The proposed roadway improvement project will rework a 1.25-mile segment of Santa Fe Drive from Interstate 5 eastward to El Camino Real, adding everything from sidewalks and buffered bike lanes to angled parking and shade trees. It’s expected to be a three-year project conducted in two phases, with the western portion going first and the eastern second.

The commission voted 4-0, with Chairman Bruce Ehlers absent, to issue the project a Design Review Permit and a Coastal Development Permit. The permit decisions are final unless appealed to the state Coastal Commission — a City Council hearing isn’t required.

The Santa Fe Drive improvement project’s first phase of work — the “western section” as it’s nicknamed — will be from Interstate 5 to Blue Sky Drive. Plans call for:

  • A Class 4, separate and protected bike lane, plus improvements to the Nardo Road/Mackinnon Avenue and the Bonita Drive/ Windsor Drive intersections to make them safer for cyclists and pedestrians to navigate.
  • A new pedestrian signal, allowing people to cross mid-block at San Dieguito Academy.
  • Back-in parking spaces on both sides of the street in front of San Dieguito Academy.

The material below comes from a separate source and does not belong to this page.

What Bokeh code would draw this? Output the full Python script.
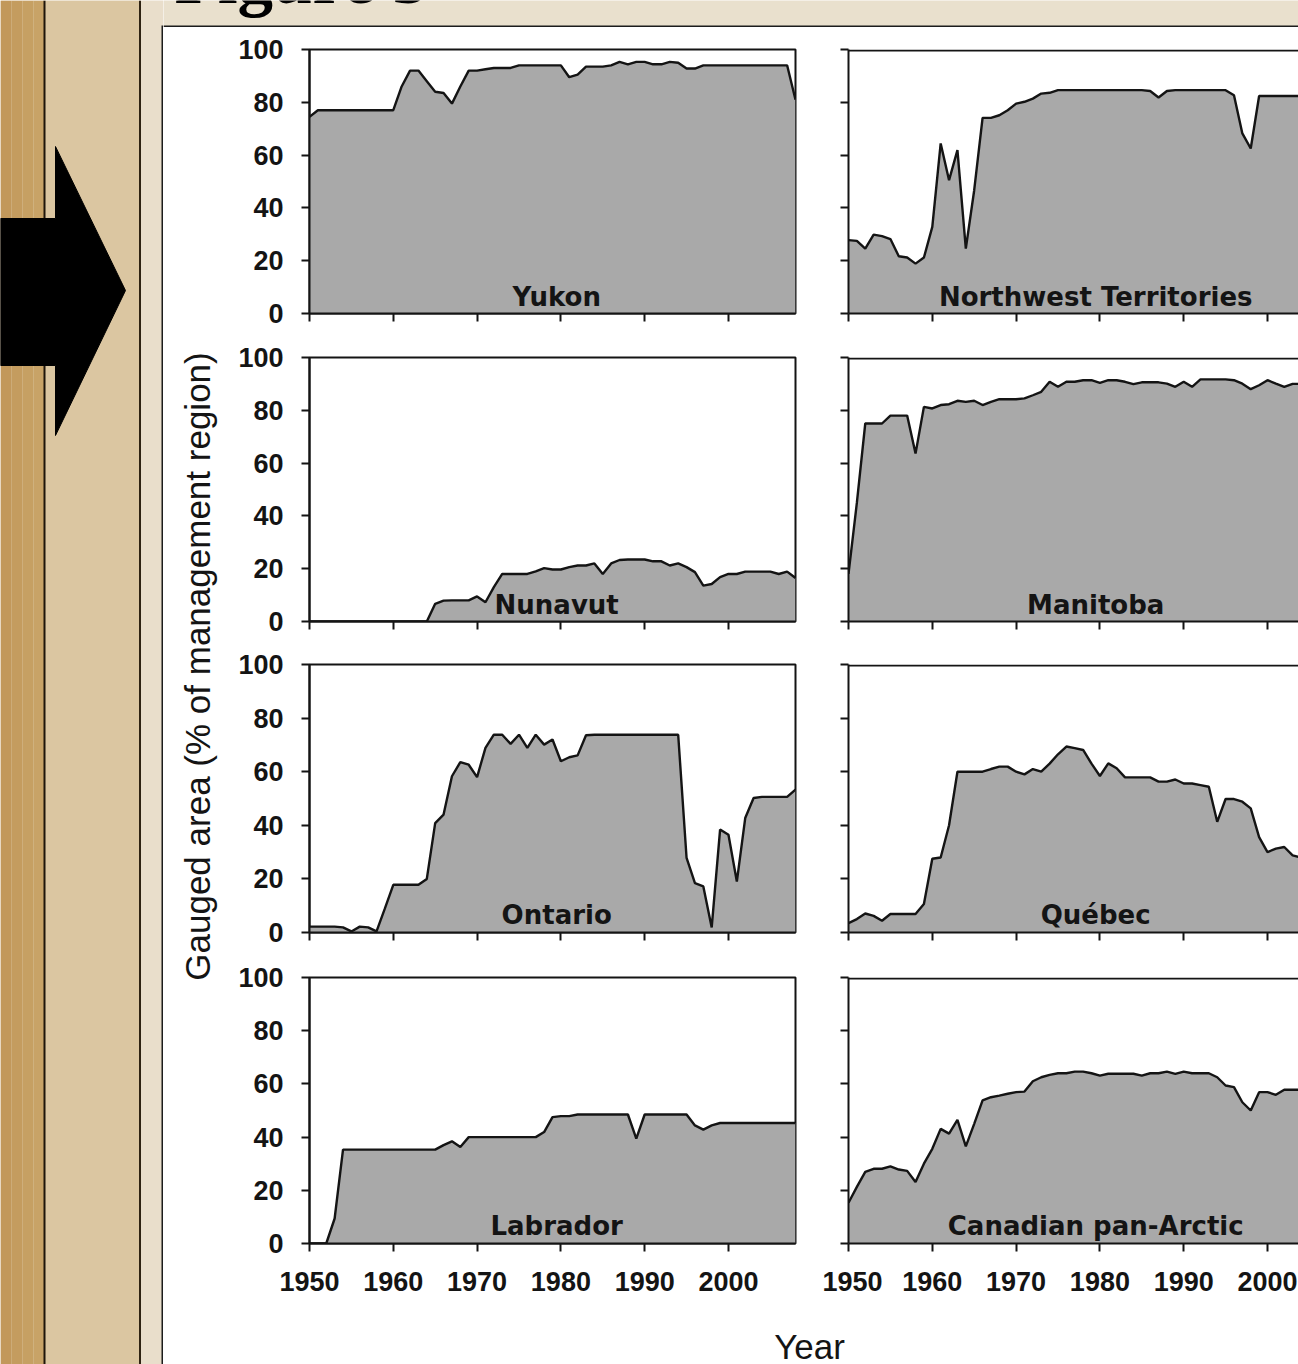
import math
from bokeh.plotting import figure
from bokeh.layouts import row, column
from bokeh.models import Range1d, Span, FixedTicker, Label
from bokeh.core.properties import value
from bokeh.embed import file_html
from bokeh.resources import INLINE

# ---------------- data ----------------
years = list(range(1950, 2009))
year_ticks = [1950, 1960, 1970, 1980, 1990, 2000]
pct_ticks = [0, 20, 40, 60, 80, 100]

yukon = [74.5, 77, 77, 77, 77, 77, 77, 77, 77, 77,
         77, 86, 92, 92, 88, 84, 83.5, 79.5, 86, 92,
         92, 92.5, 93, 93, 93, 94, 94, 94, 94, 94,
         94, 89.5, 90.5, 93.5, 93.5, 93.5, 94, 95.3, 94.4, 95.3,
         95.3, 94.4, 94.4, 95.3, 95, 92.8, 92.8, 94, 94, 94,
         94, 94, 94, 94, 94, 94, 94, 94, 81]

nwt = [27.8, 27.5, 24.6, 29.9, 29.3, 28.2, 21.7, 21.2, 18.9, 21.2,
       32.8, 64.4, 50.5, 61.9, 24.6, 46.7, 74.1, 74.1, 75.1, 77,
       79.5, 80.2, 81.4, 83.3, 83.6, 84.6, 84.6, 84.6, 84.6, 84.6,
       84.6, 84.6, 84.6, 84.6, 84.6, 84.6, 84.3, 81.8, 84.3, 84.6,
       84.6, 84.6, 84.6, 84.6, 84.6, 84.6, 82.7, 68.2, 62.5, 82.4,
       82.4, 82.4, 82.4, 82.4, 82.4, 82.4, 82.4, 82.4, 82.4]

nunavut = [0, 0, 0, 0, 0, 0, 0, 0, 0, 0,
           0, 0, 0, 0, 0, 6.7, 7.9, 8, 8, 8,
           9.5, 7.3, 13, 18, 18, 18, 18, 19, 20.2, 19.7,
           19.7, 20.6, 21.2, 21.2, 22, 18, 22, 23.3, 23.5, 23.5,
           23.5, 22.8, 22.8, 21.2, 22, 20.6, 18.7, 13.6, 14.2, 16.8,
           18, 18, 18.9, 18.9, 18.9, 18.9, 18, 18.9, 16.5]

manitoba = [18, 45, 75, 75, 75, 78, 78, 78, 63.6, 81.3,
            80.7, 82, 82.3, 83.6, 83.2, 83.6, 82, 83.2, 84.2, 84.2,
            84.2, 84.5, 85.7, 87, 90.8, 88.9, 90.8, 90.8, 91.4, 91.4,
            90.4, 91.4, 91.4, 90.8, 89.9, 90.6, 90.6, 90.6, 90.1, 88.9,
            90.8, 88.9, 91.7, 91.7, 91.7, 91.7, 91.4, 90.1, 88, 89.5,
            91.4, 90.1, 88.9, 90, 90, 89.5, 89.5, 89.5, 89.5]

ontario = [2.2, 2.2, 2.2, 2.2, 1.9, 0.4, 2.2, 1.9, 0.4, 9,
           17.8, 17.8, 17.8, 17.8, 20, 40.8, 44, 58.3, 63.6, 62.6,
           58, 68.9, 73.8, 73.8, 70.4, 73.8, 68.9, 73.8, 70.1, 72,
           63.9, 65.4, 66.1, 73.6, 73.8, 73.8, 73.8, 73.8, 73.8, 73.8,
           73.8, 73.8, 73.8, 73.8, 73.8, 27.8, 18.4, 17.2, 1.9, 38.4,
           36.5, 19, 42.7, 50.2, 50.6, 50.6, 50.6, 50.6, 53.3]

quebec = [3.5, 5, 7.1, 6.2, 4.4, 6.9, 6.9, 6.9, 6.9, 10.6,
          27.5, 28, 40, 60, 60, 60, 60, 61, 61.9, 61.9,
          60, 59, 61, 60, 63, 66.5, 69.4, 68.8, 68.1, 63,
          58.4, 63.1, 61.3, 57.9, 57.9, 57.9, 57.9, 56.3, 56.3, 57.1,
          55.6, 55.6, 55, 54.4, 41.3, 49.8, 49.8, 48.8, 46.3, 35.6,
          30, 31.3, 31.9, 28.8, 28, 28, 28, 28, 28]

labrador = [0, 0, 0, 9.4, 35.3, 35.3, 35.3, 35.3, 35.3, 35.3,
            35.3, 35.3, 35.3, 35.3, 35.3, 35.3, 37, 38.4, 36.3, 40,
            40, 40, 40, 40, 40, 40, 40, 40, 41.9, 47.5,
            47.9, 47.9, 48.5, 48.5, 48.5, 48.5, 48.5, 48.5, 48.5, 39.4,
            48.5, 48.5, 48.5, 48.5, 48.5, 48.5, 44.4, 42.8, 44.4, 45.3,
            45.3, 45.3, 45.3, 45.3, 45.3, 45.3, 45.3, 45.3, 45.3]

pan_arctic = [15.3, 21.3, 26.9, 28.1, 28.1, 29, 27.8, 27.3, 23.1, 30,
              35.6, 43.1, 41.3, 46.5, 36.5, 45, 53.8, 55, 55.6, 56.3,
              56.9, 57.1, 61, 62.5, 63.4, 64, 64, 64.6, 64.6, 64,
              63.1, 63.8, 63.8, 63.8, 63.8, 63.1, 64, 64, 64.6, 63.8,
              64.6, 64, 64, 64, 62.5, 59.4, 58.8, 53.1, 50, 56.9,
              56.9, 55.9, 57.8, 57.8, 57.8, 57.8, 57.8, 57.8, 57.8]

left_names = ["Yukon", "Nunavut", "Ontario", "Labrador"]
left_series = [yukon, nunavut, ontario, labrador]
right_names = ["Northwest Territories", "Manitoba", "Québec", "Canadian pan-Arctic"]
right_series = [nwt, manitoba, quebec, pan_arctic]

y_title = "Gauged area (% of management region)"
x_title = "Year"
fig_title = "Figure 5"

for s in left_series + right_series:
    assert len(s) == len(years)

# ---------------- styles ----------------
INK = "#141414"
FILL = "#a9a9a9"
TICK_FONT = "Liberation Sans"
LABEL_FONT = "DejaVu Sans"

# (figure height, min_border_top, min_border_bottom) per row
ROWS = [(308, 22, 22), (308, 22, 22), (311, 21, 22), (346, 23, 57)]
COLW = [587, 476]
BORDER_L = [74, 26]
BORDER_R = [27, 0]
X_END = [2008, 2003.7]


def make_panel(name, vals, col, r):
    H, top, bot = ROWS[r]
    p = figure(width=COLW[col], height=H,
               x_range=Range1d(1950, X_END[col]), y_range=Range1d(0, 100),
               output_backend="svg", toolbar_location=None,
               min_border_left=BORDER_L[col], min_border_right=BORDER_R[col],
               min_border_top=top, min_border_bottom=bot,
               background_fill_color="white", border_fill_color="white")
    p.grid.visible = False
    p.varea(x=years, y1=[0] * len(years), y2=vals, fill_color=FILL)
    p.line(years, vals, line_color=INK, line_width=2.4)
    p.text(x=[1979.5], y=[6.4], text=[name],
           text_font=value(LABEL_FONT), text_font_style="bold",
           text_font_size="26px", text_color=INK,
           text_align="center", text_baseline="alphabetic")
    for ax in p.axis:
        ax.axis_line_color = INK
        ax.axis_line_width = 2
        ax.major_tick_line_color = INK
        ax.major_tick_line_width = 2
        ax.major_tick_out = 8
        ax.major_tick_in = 0
        ax.minor_tick_line_color = None
        ax.major_label_text_font = TICK_FONT
        ax.major_label_text_font_style = "bold"
        ax.major_label_text_font_size = "27px"
        ax.major_label_text_color = INK
    p.xaxis.ticker = FixedTicker(ticks=year_ticks)
    p.yaxis.ticker = FixedTicker(ticks=pct_ticks)
    p.yaxis.major_label_standoff = 18
    p.xaxis.major_label_standoff = 20
    if col == 1:
        p.yaxis.major_label_overrides = {t: "" for t in pct_ticks}
        p.yaxis.major_label_text_font_size = "10px"
        p.yaxis.major_label_standoff = 0
    if r < 3:
        p.xaxis.major_label_overrides = {t: "" for t in year_ticks}
        p.xaxis.major_label_text_font_size = "10px"
        p.xaxis.major_label_standoff = 0
    if col == 0:
        p.outline_line_color = INK
        p.outline_line_width = 2
    else:
        p.outline_line_color = None
        p.add_layout(Span(location=99.65, dimension="width",
                          line_color=INK, line_width=2))
    return p


left_figs = [make_panel(n, s, 0, i) for i, (n, s) in enumerate(zip(left_names, left_series))]
right_figs = [make_panel(n, s, 1, i) for i, (n, s) in enumerate(zip(right_names, right_series))]


def blank(w, h, xr, yr, bg):
    f = figure(width=w, height=h, x_range=Range1d(*xr), y_range=Range1d(*yr),
               output_backend="svg", toolbar_location=None,
               x_axis_type=None, y_axis_type=None,
               min_border=0, min_border_left=0, min_border_right=0,
               min_border_top=0, min_border_bottom=0,
               background_fill_color=bg, border_fill_color=bg)
    f.grid.visible = False
    f.outline_line_color = None
    return f


# left decorative strip of the slide (page pixel coordinates)
deco = blank(163, 1364, (0, 163), (1364, 0), "#e9decb")
deco.quad(left=[0, 11, 22, 33], right=[11, 22, 33, 44],
          top=[0] * 4, bottom=[1364] * 4,
          fill_color=["#c2985b", "#c49c5f", "#c6a063", "#c8a367"], line_color=None)
deco.quad(left=[44], right=[139], top=[0], bottom=[1364], fill_color="#dbc6a1", line_color=None)
deco.quad(left=[43], right=[45], top=[0], bottom=[1364], fill_color="#1e150a", line_color=None)
deco.quad(left=[138.5], right=[140.5], top=[0], bottom=[1364], fill_color="#2e2212", line_color=None)
deco.quad(left=[161], right=[163], top=[25], bottom=[1364], fill_color="#1c1c1c", line_color=None)
deco.patch(x=[0, 55, 55, 125, 55, 55, 0], y=[218, 218, 146, 290, 435, 365, 365],
           fill_color="black", line_color="black")

# title strip
title_fig = blank(1135, 27, (163, 1298), (27, 0), "#e9e0cd")
title_fig.add_layout(Label(x=174, y=-22, text=fig_title, text_font="Liberation Serif",
                           text_font_style="bold", text_font_size="71px", text_color="black",
                           text_align="left", text_baseline="alphabetic"))
title_fig.add_layout(Span(location=26, dimension="width", line_color="#1c1c1c", line_width=2))

# y-axis title
ylab_fig = blank(72, 1273, (163, 235), (1300, 27), "white")
ylab_fig.text(x=[197], y=[666], text=[y_title], angle=math.pi / 2,
              text_font=value("Liberation Sans"), text_font_size="35px", text_color=INK,
              text_align="center", text_baseline="middle")

# x-axis title
year_fig = blank(1135, 64, (163, 1298), (1364, 1300), "white")
year_fig.text(x=[809], y=[1345.5], text=[x_title],
              text_font=value("Liberation Sans"), text_font_size="35px", text_color=INK,
              text_align="center", text_baseline="alphabetic")

root = row(deco,
           column(title_fig,
                  row(ylab_fig, column(*left_figs), column(*right_figs)),
                  year_fig))

open("out.html", "w").write(file_html(root, INLINE))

Phase two, the “eastern section” from Blue Sky Drive to El Camino Real, is proposed to include:

  • A Class 2, on-roadway, buffered bike lane;
  • New sidewalk connections along the north side of Santa Fe Drive between Aloha and Balour drives, and from Monterey Vista Way to Crest Drive.
  • New sidewalk connections along the south side of Santa Fe Drive between Lake Drive and South El Camino Real.

During the public hearing Thursday, Feb. 3, planning commissioners heard from three speakers who all backed the project, but two said a proposed roundabout at Crest Drive should not have been eliminated from the draft plans last year as a cost-saving measure. Area resident Lou Lightfoot said Santa Fe Drive’s intersection with Crest Drive is notoriously dangerous for pedestrians, particularly people pushing strollers, and adding a roundabout would greatly improve the situation.

“It doesn’t feel safe trying to get from one side to the other,” he said, while another area neighbor said pets have been hit at the intersection and people have almost been struck.

Planning commissioners said they, too, wished the roundabout was still included in the plans, but fiscal frugality seemed the best course of action given the recent economic conditions resulting from the global coronavirus pandemic.

“Given the budget, I’m happy to get what we can out of it,” Commissioner Steve Dalton said.

Commissioner Chris Ryan, who lives in Leucadia, said her community has been waiting for some two decades for a roundabout at one intersection on Leucadia Boulevard. She told the Santa Fe Drive residents that at least their road would be gaining sidewalks along its entire length, unlike Leucadia Boulevard.

“It’ll look good — it won’t look like Leucadia Boulevard with dirt and everything,” she said.

Ryan added that she would encourage the roundabout proponents to attend city Capital Projects Budget meetings to lobby for the roundabout and make sure it’s a city budget priority in the coming years.